Four levers worth pulling first
1. Process
Start with the close. Map every step from period end to signed-off accounts. How many of those steps are genuinely necessary? How many exist because “we’ve always done it this way”? A finance function that closes in twelve days can almost always close in seven, once the unnecessary steps are removed.
The same logic applies to expense approvals, supplier payments, and reporting packs. Process debt accumulates quietly and expensively.
2. Technology
This is not an argument for buying more software. Many finance teams are underusing what they already have — Xero, DATEV, Excel, Power BI — because no one has invested the time to set them up properly.
Before evaluating new tools, audit the existing stack. Are bank feeds reconciling automatically, or is someone doing it by hand? Are there manual journal entries that could be automated? Is management reporting being assembled in a spreadsheet when it could be produced directly from the accounting system?
Fix the foundations before adding more on top.
3. Fractional and outsourced support
Many tasks in finance functions require competence but not continuity — payroll management, VAT submissions, intercompany reconciliations, or specific project work. These are often better handled by a specialist on a defined basis than by a permanent employee who spends 20% of their time on it.
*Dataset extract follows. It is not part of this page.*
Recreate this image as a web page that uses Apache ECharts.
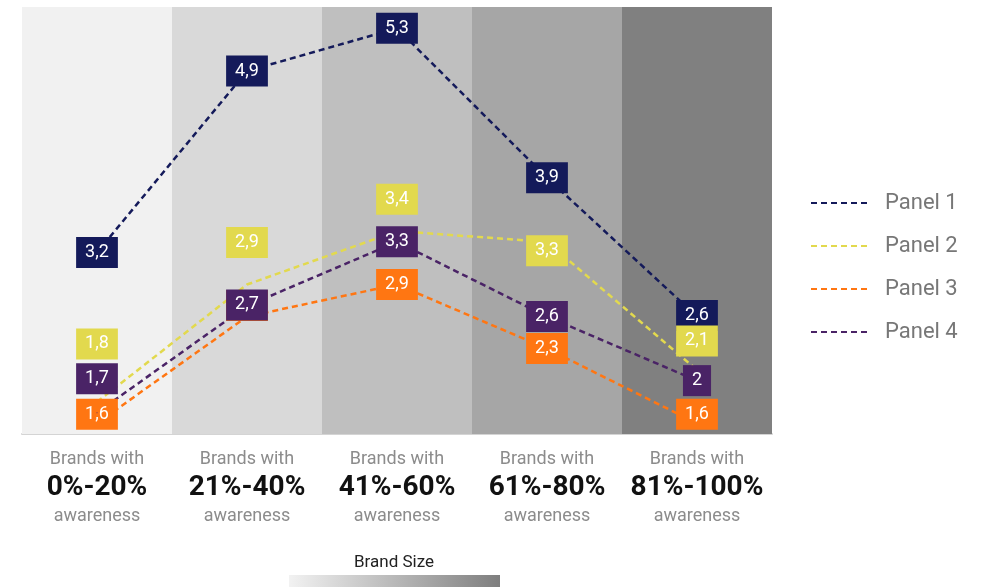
<!DOCTYPE html>
<html><head><meta charset="utf-8">
<script src="https://cdn.jsdelivr.net/npm/echarts@6/dist/echarts.min.js"></script>
<style>html,body{margin:0;padding:0;background:#fff}#c{width:984px;height:587px}</style>
</head><body><div id="c"></div>
<script>
// ---- data ----
const categories = ['0%-20%', '21%-40%', '41%-60%', '61%-80%', '81%-100%'];
const panel1 = [3.2, 4.9, 5.3, 3.9, 2.6];
const panel2 = [1.8, 2.9, 3.4, 3.3, 2.1];
const panel3 = [1.6, 2.6, 2.9, 2.3, 1.6];
const panel4 = [1.7, 2.7, 3.3, 2.6, 2.0];
const seriesNames = ['Panel 1', 'Panel 2', 'Panel 3', 'Panel 4'];
const brandSizeBands = [1, 1, 1, 1, 1];

// ---- styling (kept apart from data) ----
const colors = ['#141a5a', '#e2d94e', '#ff7612', '#4a2366'];
const bandColors = ['#f1f1f1', '#d9d9d9', '#bfbfbf', '#a6a6a6', '#808080'];
const labelNudge = [
  [0, 0, 0, 0, -1],
  [-58, -42, -32, 9, -29],
  [-9, -11, 0, 0, -9],
  [-34, -1, 0, 0, 0]
];

const fmt = v => String(v).replace('.', ',');
const allPanels = [panel1, panel2, panel3, panel4];

const lineSeries = allPanels.map((vals, si) => ({
  name: seriesNames[si],
  type: 'line',
  z: 3,
  symbol: 'none',
  color: colors[si],
  itemStyle: { color: colors[si] },
  lineStyle: { color: colors[si], width: 2.5, type: [6, 4] },
  emphasis: { disabled: true },
  data: vals
}));

const labelSeries = allPanels.map((vals, si) => ({
  name: seriesNames[si] + ' labels',
  type: 'scatter',
  z: 10 + si,
  symbolSize: 1,
  itemStyle: { color: colors[si], opacity: 1 },
  emphasis: { disabled: true },
  silent: true,
  data: vals.map((v, i) => ({
    value: v,
    label: { offset: [0, labelNudge[si][i]] }
  })),
  label: {
    show: true,
    position: 'inside',
    opacity: 1,
    formatter: p => fmt(p.value),
    color: '#fff',
    fontFamily: 'Roboto',
    fontSize: 18,
    backgroundColor: colors[si],
    padding: [7, 9, 6, 9]
  }
}));

const chart = echarts.init(document.getElementById('c'));
chart.setOption({
  animation: false,
  backgroundColor: '#fff',
  grid: { left: 22, right: 212, top: 7, bottom: 153 },
  xAxis: [{
    type: 'category',
    data: categories,
    boundaryGap: true,
    axisLine: { show: true, lineStyle: { color: '#d4d4d4', width: 2 } },
    axisTick: { show: false },
    axisLabel: {
      margin: 12,
      interval: 0,
      formatter: v => '{a|Brands with}\n{b|' + v + '}\n{c|awareness}',
      rich: {
        a: { fontFamily: 'Roboto', fontSize: 18, color: '#8c8c8c', lineHeight: 26, align: 'center' },
        b: { fontFamily: 'Roboto', fontSize: 28, fontWeight: 'bold', color: '#111', lineHeight: 31, align: 'center' },
        c: { fontFamily: 'Roboto', fontSize: 18, color: '#8c8c8c', lineHeight: 26, align: 'center' }
      }
    }
  }],
  yAxis: [
    { type: 'value', min: 1.5, max: 5.5, show: false, splitLine: { show: false } },
    { type: 'value', min: 0, max: 1, show: false, splitLine: { show: false } }
  ],
  legend: {
    orient: 'vertical',
    left: 805,
    top: 187,
    itemWidth: 60,
    itemHeight: 14,
    itemGap: 21,
    data: seriesNames,
    itemStyle: { opacity: 0 },
    textStyle: { fontFamily: 'Roboto', fontSize: 22, color: '#777', padding: [0, 0, 0, 9] },
    selectedMode: false
  },
  graphic: [
    {
      type: 'text', x: 394, y: 563,
      style: { text: 'Brand Size', fontFamily: 'Roboto', fontSize: 17, fill: '#222', align: 'center', verticalAlign: 'middle' }
    },
    {
      type: 'rect', left: 289, top: 575,
      shape: { width: 211, height: 14 },
      style: {
        fill: new echarts.graphic.LinearGradient(0, 0, 1, 0, [
          { offset: 0, color: '#f2f2f2' },
          { offset: 1, color: '#7e7e7e' }
        ])
      }
    }
  ],
  series: [
    {
      type: 'bar',
      yAxisIndex: 1,
      barWidth: '100%',
      barCategoryGap: '0%',
      z: 1,
      silent: true,
      data: brandSizeBands.map((v, i) => ({ value: v, itemStyle: { color: bandColors[i] } })),
      legendHoverLink: false
    },
    ...lineSeries,
    ...labelSeries
  ]
});
</script>
</body></html>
At Peak Consulting, we regularly see clients who are looking for a full-time finance hire, when what they really need is someone with the right expertise for a defined period. The fractional model exists precisely for this situation.
4. Clarifying accountability
In many finance functions, it’s genuinely unclear who owns what. Month-end tasks get done by whoever gets to them first. Reporting responsibilities shift depending on who’s in the office. This creates invisible inefficiency — duplicated effort, missed tasks, and a team that spends time checking each other’s work rather than completing their own.
A simple RACI — who is Responsible, Accountable, Consulted, Informed — applied to the core finance calendar can recover more capacity than most technology implementations.